Editorial: Where’s our public art? Wrapped up in red tape.
When the city of Los Angeles established its “1% for the Arts” program more than two decades ago, the rationale was that commercial and municipal development takes a toll on the visual landscape of the city. To mitigate that, and to contribute to the artistic vitality of the city, developers were required to pay a fee equal to 1% of the construction value. That money was supposed to pay for art in public places.
It was a smart idea to set up the Arts Development Fee Trust Fund. But it’s dumb not to spend it.
A recent audit by City Controller Ron Galperin found that $7.5 million was languishing in the portion of the fund that is bankrolled by developers and earmarked for public art projects, cultural events and performances. The money, accumulated over the last seven years, is just sitting there — “depriving the city of essential cultural enrichment,” as the audit put it — waiting for the city’s Department of Cultural Affairs to commission art that it can be spent on. Since 2006, the developers of 428 projects have paid about $7.7 million into the fund. Only 32 arts projects have been placed in those years.
According to the audit, the main reason for the spending lag is a restriction placed on the usage of the arts fund in 2007. At that time, the city attorney, interpreting legal statutes governing the ordinance, concluded that the funds generated by a construction project had to be used on art within a one-block radius of the project.
The city controller and the city attorney, Mike Feuer, say they are working on getting the one-block restriction changed.
Lifting the restriction should free up cultural affairs officials in their quest to develop creative and engaging urban art. Indeed, more than 1,000 murals, sculptures and other projects were installed under the program before the 2007 one-block rule. It’s too bad that in seven years, with millions of dollars at their disposal, officials couldn’t come up with more projects within the one-block limit more often and more creatively. (The city managed to do it when it used the arts fee generated by building the new Los Angeles Police Department headquarters on a series of sculptures along the sidewalk just outside.)

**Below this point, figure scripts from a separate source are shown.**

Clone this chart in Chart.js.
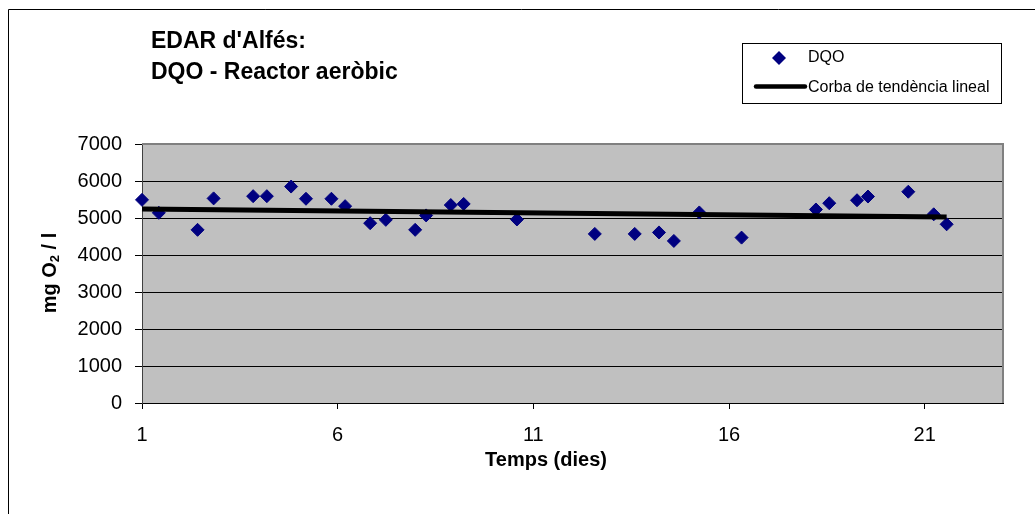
<!DOCTYPE html>
<html>
<head>
<meta charset="utf-8">
<title>EDAR d'Alfés: DQO - Reactor aeròbic</title>
<script src="https://cdn.jsdelivr.net/npm/chart.js@4.4.1/dist/chart.umd.min.js"></script>
<style>
    html, body { margin: 0; padding: 0; background: #fff; }
    canvas { display: block; }
</style>
</head>
<body>
<canvas id="dqoChart" width="1035" height="514"></canvas>
<script>
// Temps (dies) of every sample and the DQO measured (mg O2 / l)
const days = [1.0, 1.43, 2.42, 2.83, 3.84, 4.19, 4.81, 5.19, 5.84, 6.19,
              6.83, 7.23, 7.98, 8.26, 8.89, 9.22, 10.58, 12.57, 13.59, 14.21,
              14.59, 15.24, 16.32, 18.22, 18.56, 19.27, 19.55, 20.58, 21.23, 21.56];
const dqo = [5490, 5140, 4680, 5530, 5590, 5590, 5850, 5520, 5520, 5320,
             4860, 4950, 4680, 5070, 5350, 5380, 4960, 4570, 4570, 4610,
             4380, 5150, 4470, 5230, 5400, 5480, 5580, 5710, 5100, 4830];

// linear trend line, ends
const trendDays = [1.0, 21.56];
const trendValues = [5240, 5030];

const xTicks = [1, 6, 11, 16, 21];
const yTicks = [0, 1000, 2000, 3000, 4000, 5000, 6000, 7000];

const titleLines = ["EDAR d'Alfés:", 'DQO - Reactor aeròbic'];
const xTitle = 'Temps (dies)';
const seriesName = 'DQO';
const trendName = 'Corba de tendència lineal';

const FONT = "'Liberation Sans', Arial, sans-serif";
const NAVY = '#000080';

const frame = {
    id: 'frame',
    beforeDraw(chart) {
        const { ctx, chartArea: a } = chart;
        ctx.save();
        // outer chart border (left and top only are visible)
        ctx.strokeStyle = '#000';
        ctx.lineWidth = 1;
        ctx.beginPath();
        ctx.moveTo(8.5, 514);
        ctx.lineTo(8.5, 9.5);
        ctx.lineTo(1035, 9.5);
        ctx.stroke();
        // plot area
        ctx.fillStyle = '#c0c0c0';
        ctx.fillRect(a.left, a.top, a.right - a.left, a.bottom - a.top);
        ctx.restore();
    },
    afterDraw(chart) {
        const { ctx, chartArea: a } = chart;
        ctx.save();
        ctx.strokeStyle = '#808080';
        ctx.lineWidth = 2;
        ctx.beginPath();
        ctx.moveTo(a.left, a.top);
        ctx.lineTo(a.right, a.top);
        ctx.lineTo(a.right, a.bottom);
        ctx.stroke();

        // title
        ctx.fillStyle = '#000';
        ctx.font = 'bold 23px ' + FONT;
        ctx.textAlign = 'left';
        ctx.textBaseline = 'middle';
        ctx.fillText(titleLines[0], 151, 42);
        ctx.fillText(titleLines[1], 151, 73);

        // x axis title
        ctx.font = 'bold 20px ' + FONT;
        ctx.textAlign = 'center';
        ctx.fillText(xTitle, 546, 460);
        ctx.textAlign = 'left';

        // y axis title with subscript
        ctx.translate(50, 273);
        ctx.rotate(-Math.PI / 2);
        const parts = [['mg O', 20, 0], ['2', 13, 5], [' / l', 20, 0]];
        let total = 0;
        parts.forEach(p => { ctx.font = 'bold ' + p[1] + 'px ' + FONT; total += ctx.measureText(p[0]).width; });
        let x = -total / 2;
        parts.forEach(p => {
            ctx.font = 'bold ' + p[1] + 'px ' + FONT;
            ctx.fillText(p[0], x, p[2]);
            x += ctx.measureText(p[0]).width;
        });
        ctx.restore();

        // legend
        ctx.save();
        ctx.fillStyle = '#fff';
        ctx.fillRect(742, 43, 260, 61);
        ctx.strokeStyle = '#000';
        ctx.lineWidth = 1;
        ctx.strokeRect(742.5, 43.5, 259, 60);
        ctx.fillStyle = NAVY;
        ctx.beginPath();
        ctx.moveTo(772, 58);
        ctx.lineTo(779, 51);
        ctx.lineTo(786, 58);
        ctx.lineTo(779, 65);
        ctx.closePath();
        ctx.fill();
        ctx.strokeStyle = '#000';
        ctx.lineWidth = 4.5;
        ctx.lineCap = 'round';
        ctx.beginPath();
        ctx.moveTo(756, 86.5);
        ctx.lineTo(805, 86.5);
        ctx.stroke();
        ctx.fillStyle = '#000';
        ctx.font = '16px ' + FONT;
        ctx.textBaseline = 'middle';
        ctx.fillText(seriesName, 808, 58);
        ctx.fillText(trendName, 808, 88);
        ctx.restore();
    }
};

new Chart(document.getElementById('dqoChart'), {
    type: 'scatter',
    data: {
        datasets: [{
            label: trendName,
            data: trendDays.map((d, i) => ({ x: d, y: trendValues[i] })),
            showLine: true,
            borderColor: '#000',
            borderWidth: 5,
            pointRadius: 0,
            clip: false,
            order: 1
        }, {
            label: seriesName,
            data: days.map((d, i) => ({ x: d, y: dqo[i] })),
            pointStyle: 'rectRot',
            pointRadius: 6.5,
            pointBackgroundColor: NAVY,
            pointBorderColor: NAVY,
            pointBorderWidth: 1,
            clip: false,
            order: 2
        }]
    },
    options: {
        responsive: false,
        devicePixelRatio: 1,
        animation: false,
        layout: { padding: { left: 0, right: 32, top: 144, bottom: 0 } },
        plugins: {
            legend: { display: false },
            title: { display: false },
            tooltip: { enabled: false }
        },
        scales: {
            x: {
                type: 'linear',
                min: 1,
                max: 23,
                afterBuildTicks: (scale) => { scale.ticks = xTicks.map(v => ({ value: v })); },
                afterFit: (scale) => { scale.height = 111; },
                grid: { drawOnChartArea: false, drawTicks: true, tickLength: 6, color: '#000' },
                border: { color: '#000', width: 1 },
                ticks: { color: '#000', padding: 14, font: { family: FONT, size: 20 }, callback: (v) => String(v) }
            },
            y: {
                min: 0,
                max: 7000,
                afterBuildTicks: (scale) => { scale.ticks = yTicks.map(v => ({ value: v })); },
                afterFit: (scale) => { scale.width = 142; },
                grid: { color: '#000', lineWidth: 1, tickLength: 7 },
                border: { color: '#404040', width: 1 },
                ticks: { color: '#000', padding: 13, font: { family: FONT, size: 20 }, callback: (v) => String(v) }
            }
        }
    },
    plugins: [frame]
});
</script>
</body>
</html>
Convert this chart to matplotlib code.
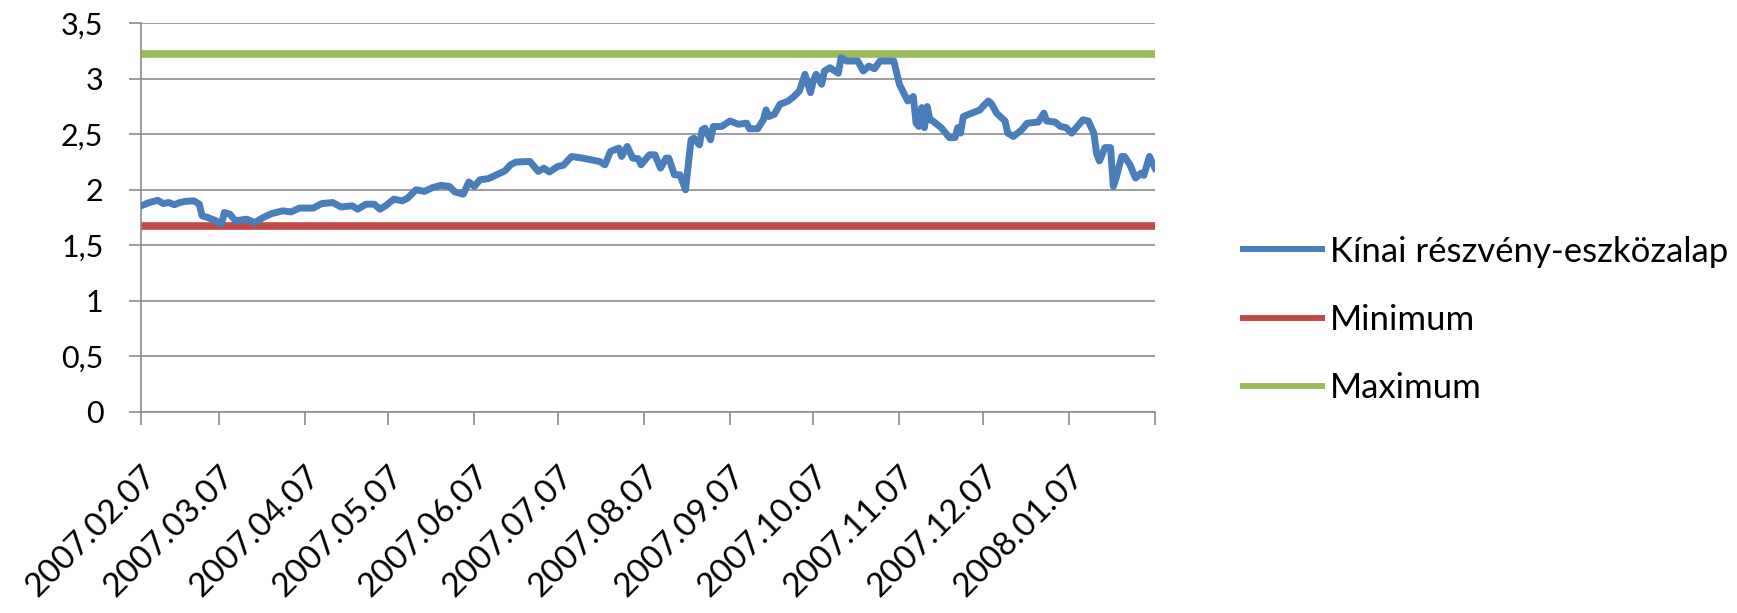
#%% IMPORTS
import datetime as dt
import matplotlib
matplotlib.use("Agg")
import matplotlib.pyplot as plt
from matplotlib.ticker import MultipleLocator, FuncFormatter

#%% DATA
start_date = dt.date(2007, 2, 7)
end_date = dt.date(2008, 2, 7)

# day offsets from start_date and fund value
fund_days = [0, 3, 6, 8, 10, 12, 14, 16, 19, 21, 22, 24, 27, 29, 30, 32, 34, 38,
             41, 44, 47, 51, 54, 57, 62, 65, 69, 72, 76, 78, 81, 84, 86, 88, 91,
             94, 96, 99, 102, 105, 108, 111, 113, 116, 118, 120, 122, 125, 128,
             131, 133, 135, 140, 143, 145, 147, 150, 152, 155, 159, 162, 165,
             167, 169, 172, 173, 175, 177, 179, 180, 183, 185, 187, 189, 190,
             192, 194, 196, 197, 198, 199, 201, 202, 203, 205, 206, 209, 212,
             215, 218, 219, 222, 224, 225, 226, 228, 230, 233, 235, 237, 239,
             241, 242, 243, 245, 246, 248, 251, 252, 254, 258, 260, 262, 264,
             266, 271, 273, 274, 276, 278, 279, 280, 281, 282, 283, 284, 285,
             288, 291, 293, 294, 295, 296, 299, 302, 303, 305, 306, 308, 311,
             312, 314, 317, 319, 323, 325, 326, 329, 331, 333, 335, 337, 339,
             341, 343, 344, 345, 347, 349, 350, 351, 353, 354, 356, 358, 360,
             361, 363, 365]
fund_values = [1.855, 1.885, 1.905, 1.875, 1.885, 1.865, 1.885, 1.895, 1.90, 1.87,
               1.765, 1.75, 1.72, 1.69, 1.795, 1.78, 1.72, 1.735, 1.705, 1.75,
               1.785, 1.81, 1.80, 1.835, 1.835, 1.875, 1.885, 1.845, 1.855, 1.825,
               1.87, 1.87, 1.825, 1.855, 1.915,
               1.90, 1.925, 2.0, 1.985, 2.02, 2.04, 2.03, 1.98, 1.96, 2.07, 2.03,
               2.09, 2.10, 2.135, 2.17, 2.225, 2.25, 2.255, 2.165, 2.195, 2.16,
               2.21, 2.22, 2.30, 2.285, 2.27, 2.255, 2.225, 2.345, 2.375, 2.30,
               2.39, 2.285, 2.28, 2.225, 2.315, 2.315, 2.195, 2.285, 2.285,
               2.135, 2.135, 2.0, 2.225, 2.45, 2.465, 2.405, 2.54, 2.555, 2.45,
               2.57, 2.57, 2.62, 2.59, 2.60, 2.55, 2.55, 2.63, 2.72, 2.66, 2.68,
               2.77, 2.80, 2.84, 2.89, 3.04, 2.875, 2.98, 3.04, 2.95, 3.07, 3.10,
               3.05, 3.19, 3.16, 3.16, 3.07, 3.115, 3.09, 3.16, 3.16, 2.95, 2.90,
               2.80, 2.84, 2.60, 2.57, 2.74, 2.56, 2.75, 2.63, 2.62,
               2.56, 2.47, 2.47, 2.56, 2.51, 2.66, 2.69, 2.72, 2.75, 2.80, 2.78,
               2.69, 2.62, 2.51, 2.48, 2.54, 2.60, 2.61, 2.69, 2.62, 2.61, 2.57,
               2.56, 2.51, 2.57, 2.63, 2.62, 2.51, 2.32, 2.26, 2.38, 2.38, 2.03,
               2.105, 2.30, 2.30, 2.225, 2.105, 2.15, 2.13, 2.30, 2.195]

min_value = 1.67
max_value = 3.22

series_labels = ["Kínai részvény-eszközalap", "Minimum", "Maximum"]
series_colors = ["#4a7ebb", "#be4b48", "#9bbb59"]

month_ticks = [dt.date(2007, m, 7) for m in range(2, 13)] + \
              [dt.date(2008, 1, 7), dt.date(2008, 2, 7)]
tick_labels = [d.strftime("%Y.%m.%d") for d in month_ticks[:-1]] + [""]

#%% PLOT
plt.rcParams['font.family'] = ['Lato', 'DejaVu Sans']

fig = plt.figure(figsize=(17.37, 6.13), dpi=100)
ax = fig.add_axes([141 / 1737, 1 - 411.7 / 613, 1014 / 1737, 388.4 / 613])

fund_dates = [start_date + dt.timedelta(days=d) for d in fund_days]
ax.plot(fund_dates, fund_values, color=series_colors[0], lw=5.0,
        solid_joinstyle='round', label=series_labels[0], zorder=3)
ax.plot([start_date, end_date], [min_value, min_value], color=series_colors[1],
        lw=5.5, label=series_labels[1], zorder=2)
ax.plot([start_date, end_date], [max_value, max_value], color=series_colors[2],
        lw=5.5, label=series_labels[2], zorder=2)

ax.set_xlim(start_date, end_date)
ax.set_ylim(0, 3.5)
ax.yaxis.set_major_locator(MultipleLocator(0.5))
ax.yaxis.set_major_formatter(FuncFormatter(lambda v, p: f"{v:g}".replace(".", ",")))
ax.grid(axis='y', color='#8c8c8c', lw=1.2)
ax.set_axisbelow(True)

ax.set_xticks(month_ticks)
ax.set_xticklabels(tick_labels, rotation=45, ha='right', va='top',
                   rotation_mode='anchor', fontsize=24)

for side in ['top', 'right']:
    ax.spines[side].set_visible(False)
for side in ['left', 'bottom']:
    ax.spines[side].set_color('#8c8c8c')
    ax.spines[side].set_linewidth(1.2)
ax.tick_params(axis='both', colors='#8c8c8c', length=9, width=1.2,
               labelcolor='black')
ax.tick_params(axis='y', pad=18, labelsize=22)
ax.tick_params(axis='x', pad=26)

leg = ax.legend(loc='center left', bbox_to_anchor=(1243 / 1737, 1 - 320 / 613),
                bbox_transform=fig.transFigure, frameon=False, fontsize=25,
                handlelength=2.28, handletextpad=0.23, labelspacing=1.05,
                borderpad=0, borderaxespad=0)
for line in leg.get_lines():
    line.set_linewidth(4.3)

fig.savefig("out.png", dpi=100)
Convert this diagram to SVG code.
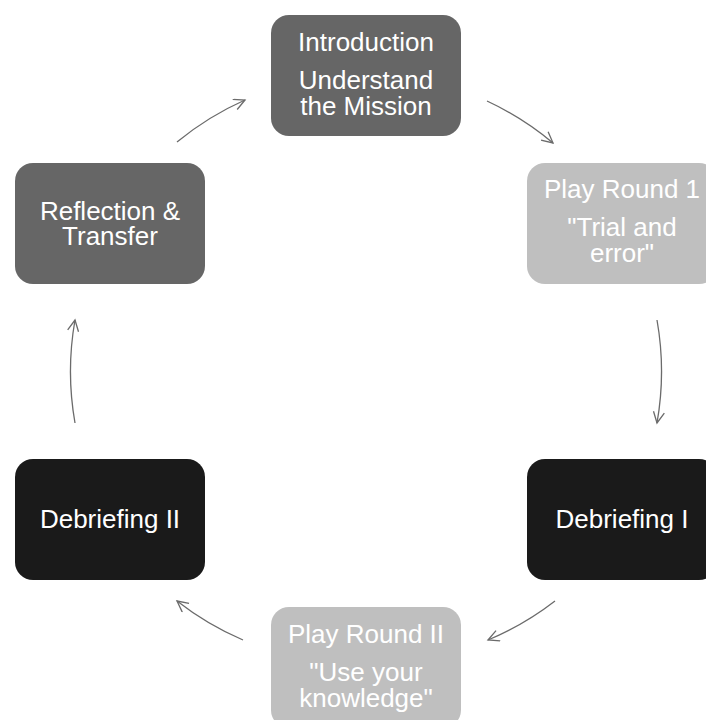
<svg xmlns="http://www.w3.org/2000/svg" width="706" height="720" viewBox="0 0 706 720">
<style>
.box{stroke:none}
.dark{fill:#666666}
.light{fill:#bfbfbf}
.black{fill:#1a1a1a}
.t{font-family:"Liberation Sans",Arial,sans-serif;font-size:26px;fill:#ffffff;text-anchor:middle}
.c{fill:none;stroke:#6b6b6b;stroke-width:1.3;marker-end:url(#ah)}
</style>
<defs>
<marker id="ah" markerUnits="userSpaceOnUse" markerWidth="14" markerHeight="14" refX="12" refY="6" orient="auto">
<path d="M1,0.5 L12,6 L1,11.5" fill="none" stroke="#6b6b6b" stroke-width="1.3"/>
</marker>
</defs>
<rect width="706" height="720" fill="#ffffff"/>
<g id="connectors">
<path class="c" d="M177,142 A296,296 0 0 1 245,100"/>
<path class="c" d="M487,101 A296,296 0 0 1 553,143"/>
<path class="c" d="M657,320 A296,296 0 0 1 657,423"/>
<path class="c" d="M555,601 A296,296 0 0 1 488,640"/>
<path class="c" d="M243,640 A296,296 0 0 1 177,601"/>
<path class="c" d="M75,423 A296,296 0 0 1 75,320"/>
</g>
<g id="intro">
<rect class="box dark" x="271" y="15" width="190" height="121" rx="18"/>
<text class="t" x="366" y="51">Introduction</text>
<text class="t" x="366" y="89">Understand</text>
<text class="t" x="366" y="114.5">the Mission</text>
</g>
<g id="round1">
<rect class="box light" x="527" y="163" width="190" height="121" rx="18"/>
<text class="t" x="622" y="198">Play Round 1</text>
<text class="t" x="622" y="236">"Trial and</text>
<text class="t" x="622" y="261.5">error"</text>
</g>
<g id="debrief1">
<rect class="box black" x="527" y="459" width="190" height="121" rx="18"/>
<text class="t" x="622" y="528">Debriefing I</text>
</g>
<g id="round2">
<rect class="box light" x="271" y="607" width="190" height="121" rx="18"/>
<text class="t" x="366" y="643">Play Round II</text>
<text class="t" x="366" y="681">"Use your</text>
<text class="t" x="366" y="706.5">knowledge"</text>
</g>
<g id="debrief2">
<rect class="box black" x="15" y="459" width="190" height="121" rx="18"/>
<text class="t" x="110" y="528">Debriefing II</text>
</g>
<g id="reflection">
<rect class="box dark" x="15" y="163" width="190" height="121" rx="18"/>
<text class="t" x="110" y="219.5">Reflection &amp;</text>
<text class="t" x="110" y="245">Transfer</text>
</g>
</svg>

Lifting the restriction will raise important questions about how the city wants to share public art. Should public art be placed in a part of the city starved for public art, even if the construction project that funds it is elsewhere? Instead of mandating just one art project per construction project, should the law allow fees to be pooled to fund more ambitious art? City officials and public arts advocates will have to grapple with these questions. But the sooner they start the conversation, the sooner that fund can sprout as much new art as new development.